◆ **Task description**: Omit all images. Write out the rest of the material exactly.

◆ **Collected material**:
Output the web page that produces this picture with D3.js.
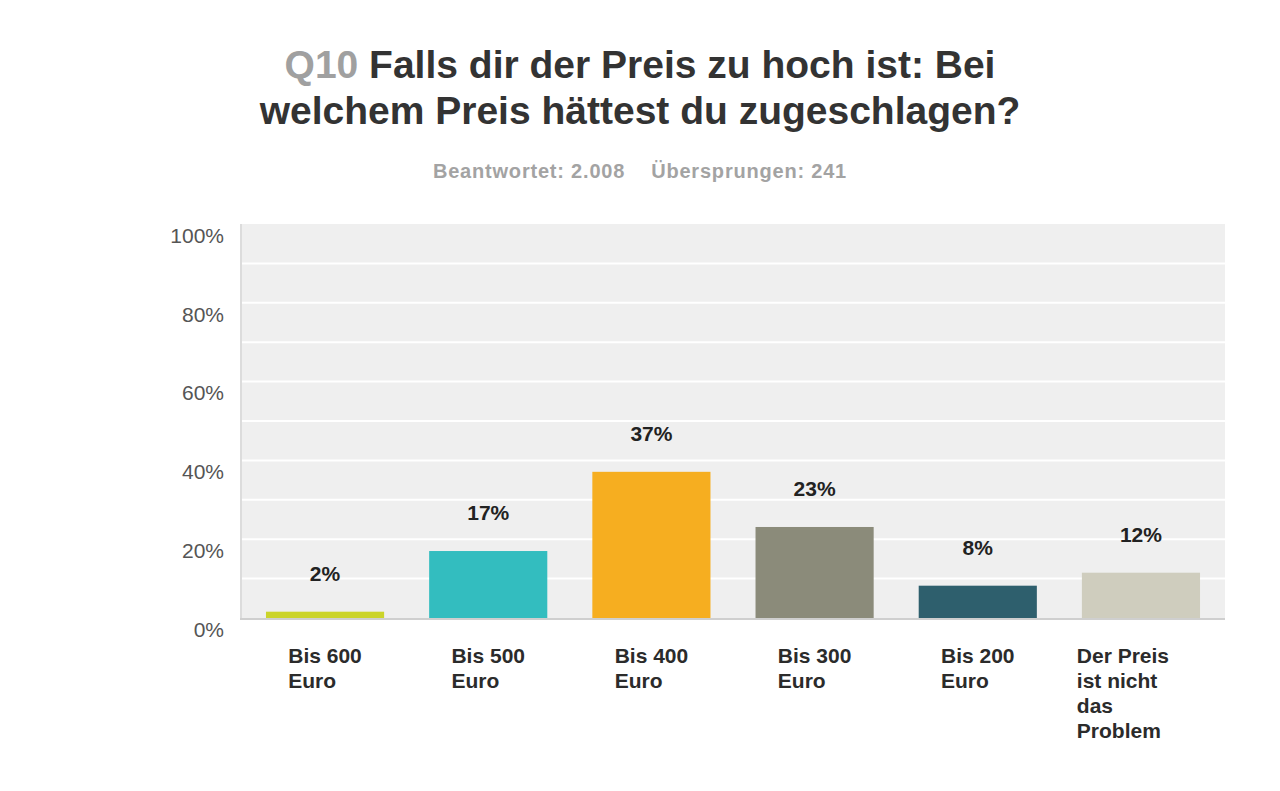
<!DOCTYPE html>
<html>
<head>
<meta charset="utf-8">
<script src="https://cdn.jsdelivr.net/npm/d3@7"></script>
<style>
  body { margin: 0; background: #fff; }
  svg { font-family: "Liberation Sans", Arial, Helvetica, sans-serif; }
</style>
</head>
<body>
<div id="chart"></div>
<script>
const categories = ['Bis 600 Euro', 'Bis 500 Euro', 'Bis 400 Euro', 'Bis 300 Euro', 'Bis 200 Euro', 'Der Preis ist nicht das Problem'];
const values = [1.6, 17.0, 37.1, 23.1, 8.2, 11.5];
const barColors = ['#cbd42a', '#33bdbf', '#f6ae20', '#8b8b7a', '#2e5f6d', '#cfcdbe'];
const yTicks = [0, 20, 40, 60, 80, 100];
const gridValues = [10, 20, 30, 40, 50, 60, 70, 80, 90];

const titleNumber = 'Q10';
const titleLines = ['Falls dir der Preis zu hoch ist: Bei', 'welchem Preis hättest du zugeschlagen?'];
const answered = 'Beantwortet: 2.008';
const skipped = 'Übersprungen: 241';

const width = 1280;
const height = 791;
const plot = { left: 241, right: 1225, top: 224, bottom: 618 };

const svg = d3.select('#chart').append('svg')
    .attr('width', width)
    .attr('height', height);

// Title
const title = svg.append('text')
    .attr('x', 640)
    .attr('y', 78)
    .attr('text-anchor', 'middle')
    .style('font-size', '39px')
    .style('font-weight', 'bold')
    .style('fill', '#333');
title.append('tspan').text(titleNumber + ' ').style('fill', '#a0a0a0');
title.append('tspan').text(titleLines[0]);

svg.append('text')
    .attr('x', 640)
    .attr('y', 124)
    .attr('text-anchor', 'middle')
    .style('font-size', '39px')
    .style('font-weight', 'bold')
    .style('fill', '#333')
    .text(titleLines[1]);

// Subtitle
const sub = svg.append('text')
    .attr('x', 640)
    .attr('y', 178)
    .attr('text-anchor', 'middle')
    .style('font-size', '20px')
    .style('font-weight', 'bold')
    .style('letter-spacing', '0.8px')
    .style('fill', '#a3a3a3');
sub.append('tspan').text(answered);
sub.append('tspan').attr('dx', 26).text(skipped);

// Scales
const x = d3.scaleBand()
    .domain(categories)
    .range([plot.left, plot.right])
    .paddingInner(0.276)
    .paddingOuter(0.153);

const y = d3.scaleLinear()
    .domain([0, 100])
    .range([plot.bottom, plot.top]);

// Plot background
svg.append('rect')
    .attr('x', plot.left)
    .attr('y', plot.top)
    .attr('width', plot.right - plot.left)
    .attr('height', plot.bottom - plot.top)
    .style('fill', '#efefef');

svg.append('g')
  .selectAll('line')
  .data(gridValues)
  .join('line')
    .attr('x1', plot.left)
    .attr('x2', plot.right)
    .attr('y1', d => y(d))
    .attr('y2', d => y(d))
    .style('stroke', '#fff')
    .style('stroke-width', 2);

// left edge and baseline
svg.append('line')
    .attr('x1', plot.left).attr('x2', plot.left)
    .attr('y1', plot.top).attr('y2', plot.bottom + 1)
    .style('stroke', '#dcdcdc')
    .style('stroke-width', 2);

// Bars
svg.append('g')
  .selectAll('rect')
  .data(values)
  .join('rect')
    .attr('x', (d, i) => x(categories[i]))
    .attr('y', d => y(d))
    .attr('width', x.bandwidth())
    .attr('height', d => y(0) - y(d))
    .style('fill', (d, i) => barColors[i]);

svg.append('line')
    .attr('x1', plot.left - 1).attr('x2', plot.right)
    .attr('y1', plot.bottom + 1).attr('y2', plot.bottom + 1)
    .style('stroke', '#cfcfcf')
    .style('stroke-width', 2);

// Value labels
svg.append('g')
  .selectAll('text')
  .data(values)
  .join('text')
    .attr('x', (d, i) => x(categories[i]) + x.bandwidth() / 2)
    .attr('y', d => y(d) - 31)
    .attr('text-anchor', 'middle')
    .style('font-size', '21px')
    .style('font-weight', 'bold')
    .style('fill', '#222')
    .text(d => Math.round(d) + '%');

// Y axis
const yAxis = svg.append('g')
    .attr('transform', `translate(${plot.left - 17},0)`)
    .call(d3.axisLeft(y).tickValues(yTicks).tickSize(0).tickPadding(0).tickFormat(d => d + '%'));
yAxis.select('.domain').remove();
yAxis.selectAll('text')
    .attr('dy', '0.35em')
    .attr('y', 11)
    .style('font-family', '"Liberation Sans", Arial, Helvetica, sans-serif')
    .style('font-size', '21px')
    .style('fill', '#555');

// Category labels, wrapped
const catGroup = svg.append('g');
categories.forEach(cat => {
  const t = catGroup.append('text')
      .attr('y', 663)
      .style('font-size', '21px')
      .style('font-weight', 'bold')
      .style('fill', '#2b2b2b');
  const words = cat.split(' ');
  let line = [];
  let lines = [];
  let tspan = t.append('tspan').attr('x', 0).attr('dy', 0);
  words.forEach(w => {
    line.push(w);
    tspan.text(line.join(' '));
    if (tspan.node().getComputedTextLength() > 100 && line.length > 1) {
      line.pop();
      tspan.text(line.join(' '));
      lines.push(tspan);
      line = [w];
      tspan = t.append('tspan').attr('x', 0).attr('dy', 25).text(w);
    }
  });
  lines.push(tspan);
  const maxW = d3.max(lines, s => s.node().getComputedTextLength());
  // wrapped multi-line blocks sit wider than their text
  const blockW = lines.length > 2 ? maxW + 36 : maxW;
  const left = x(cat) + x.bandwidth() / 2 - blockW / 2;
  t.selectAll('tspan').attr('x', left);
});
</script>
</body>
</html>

◆ **Response to this task**:
Output the web page that produces this picture with D3.js.
<!DOCTYPE html>
<html>
<head>
<meta charset="utf-8">
<script src="https://cdn.jsdelivr.net/npm/d3@7"></script>
<style>
  body { margin: 0; background: #fff; }
  svg { font-family: "Liberation Sans", Arial, Helvetica, sans-serif; }
</style>
</head>
<body>
<div id="chart"></div>
<script>
const categories = ['Bis 600 Euro', 'Bis 500 Euro', 'Bis 400 Euro', 'Bis 300 Euro', 'Bis 200 Euro', 'Der Preis ist nicht das Problem'];
const values = [1.6, 17.0, 37.1, 23.1, 8.2, 11.5];
const barColors = ['#cbd42a', '#33bdbf', '#f6ae20', '#8b8b7a', '#2e5f6d', '#cfcdbe'];
const yTicks = [0, 20, 40, 60, 80, 100];
const gridValues = [10, 20, 30, 40, 50, 60, 70, 80, 90];

const titleNumber = 'Q10';
const titleLines = ['Falls dir der Preis zu hoch ist: Bei', 'welchem Preis hättest du zugeschlagen?'];
const answered = 'Beantwortet: 2.008';
const skipped = 'Übersprungen: 241';

const width = 1280;
const height = 791;
const plot = { left: 241, right: 1225, top: 224, bottom: 618 };

const svg = d3.select('#chart').append('svg')
    .attr('width', width)
    .attr('height', height);

// Title
const title = svg.append('text')
    .attr('x', 640)
    .attr('y', 78)
    .attr('text-anchor', 'middle')
    .style('font-size', '39px')
    .style('font-weight', 'bold')
    .style('fill', '#333');
title.append('tspan').text(titleNumber + ' ').style('fill', '#a0a0a0');
title.append('tspan').text(titleLines[0]);

svg.append('text')
    .attr('x', 640)
    .attr('y', 124)
    .attr('text-anchor', 'middle')
    .style('font-size', '39px')
    .style('font-weight', 'bold')
    .style('fill', '#333')
    .text(titleLines[1]);

// Subtitle
const sub = svg.append('text')
    .attr('x', 640)
    .attr('y', 178)
    .attr('text-anchor', 'middle')
    .style('font-size', '20px')
    .style('font-weight', 'bold')
    .style('letter-spacing', '0.8px')
    .style('fill', '#a3a3a3');
sub.append('tspan').text(answered);
sub.append('tspan').attr('dx', 26).text(skipped);

// Scales
const x = d3.scaleBand()
    .domain(categories)
    .range([plot.left, plot.right])
    .paddingInner(0.276)
    .paddingOuter(0.153);

const y = d3.scaleLinear()
    .domain([0, 100])
    .range([plot.bottom, plot.top]);

// Plot background
svg.append('rect')
    .attr('x', plot.left)
    .attr('y', plot.top)
    .attr('width', plot.right - plot.left)
    .attr('height', plot.bottom - plot.top)
    .style('fill', '#efefef');

svg.append('g')
  .selectAll('line')
  .data(gridValues)
  .join('line')
    .attr('x1', plot.left)
    .attr('x2', plot.right)
    .attr('y1', d => y(d))
    .attr('y2', d => y(d))
    .style('stroke', '#fff')
    .style('stroke-width', 2);

// left edge and baseline
svg.append('line')
    .attr('x1', plot.left).attr('x2', plot.left)
    .attr('y1', plot.top).attr('y2', plot.bottom + 1)
    .style('stroke', '#dcdcdc')
    .style('stroke-width', 2);

// Bars
svg.append('g')
  .selectAll('rect')
  .data(values)
  .join('rect')
    .attr('x', (d, i) => x(categories[i]))
    .attr('y', d => y(d))
    .attr('width', x.bandwidth())
    .attr('height', d => y(0) - y(d))
    .style('fill', (d, i) => barColors[i]);

svg.append('line')
    .attr('x1', plot.left - 1).attr('x2', plot.right)
    .attr('y1', plot.bottom + 1).attr('y2', plot.bottom + 1)
    .style('stroke', '#cfcfcf')
    .style('stroke-width', 2);

// Value labels
svg.append('g')
  .selectAll('text')
  .data(values)
  .join('text')
    .attr('x', (d, i) => x(categories[i]) + x.bandwidth() / 2)
    .attr('y', d => y(d) - 31)
    .attr('text-anchor', 'middle')
    .style('font-size', '21px')
    .style('font-weight', 'bold')
    .style('fill', '#222')
    .text(d => Math.round(d) + '%');

// Y axis
const yAxis = svg.append('g')
    .attr('transform', `translate(${plot.left - 17},0)`)
    .call(d3.axisLeft(y).tickValues(yTicks).tickSize(0).tickPadding(0).tickFormat(d => d + '%'));
yAxis.select('.domain').remove();
yAxis.selectAll('text')
    .attr('dy', '0.35em')
    .attr('y', 11)
    .style('font-family', '"Liberation Sans", Arial, Helvetica, sans-serif')
    .style('font-size', '21px')
    .style('fill', '#555');

// Category labels, wrapped
const catGroup = svg.append('g');
categories.forEach(cat => {
  const t = catGroup.append('text')
      .attr('y', 663)
      .style('font-size', '21px')
      .style('font-weight', 'bold')
      .style('fill', '#2b2b2b');
  const words = cat.split(' ');
  let line = [];
  let lines = [];
  let tspan = t.append('tspan').attr('x', 0).attr('dy', 0);
  words.forEach(w => {
    line.push(w);
    tspan.text(line.join(' '));
    if (tspan.node().getComputedTextLength() > 100 && line.length > 1) {
      line.pop();
      tspan.text(line.join(' '));
      lines.push(tspan);
      line = [w];
      tspan = t.append('tspan').attr('x', 0).attr('dy', 25).text(w);
    }
  });
  lines.push(tspan);
  const maxW = d3.max(lines, s => s.node().getComputedTextLength());
  // wrapped multi-line blocks sit wider than their text
  const blockW = lines.length > 2 ? maxW + 36 : maxW;
  const left = x(cat) + x.bandwidth() / 2 - blockW / 2;
  t.selectAll('tspan').attr('x', left);
});
</script>
</body>
</html>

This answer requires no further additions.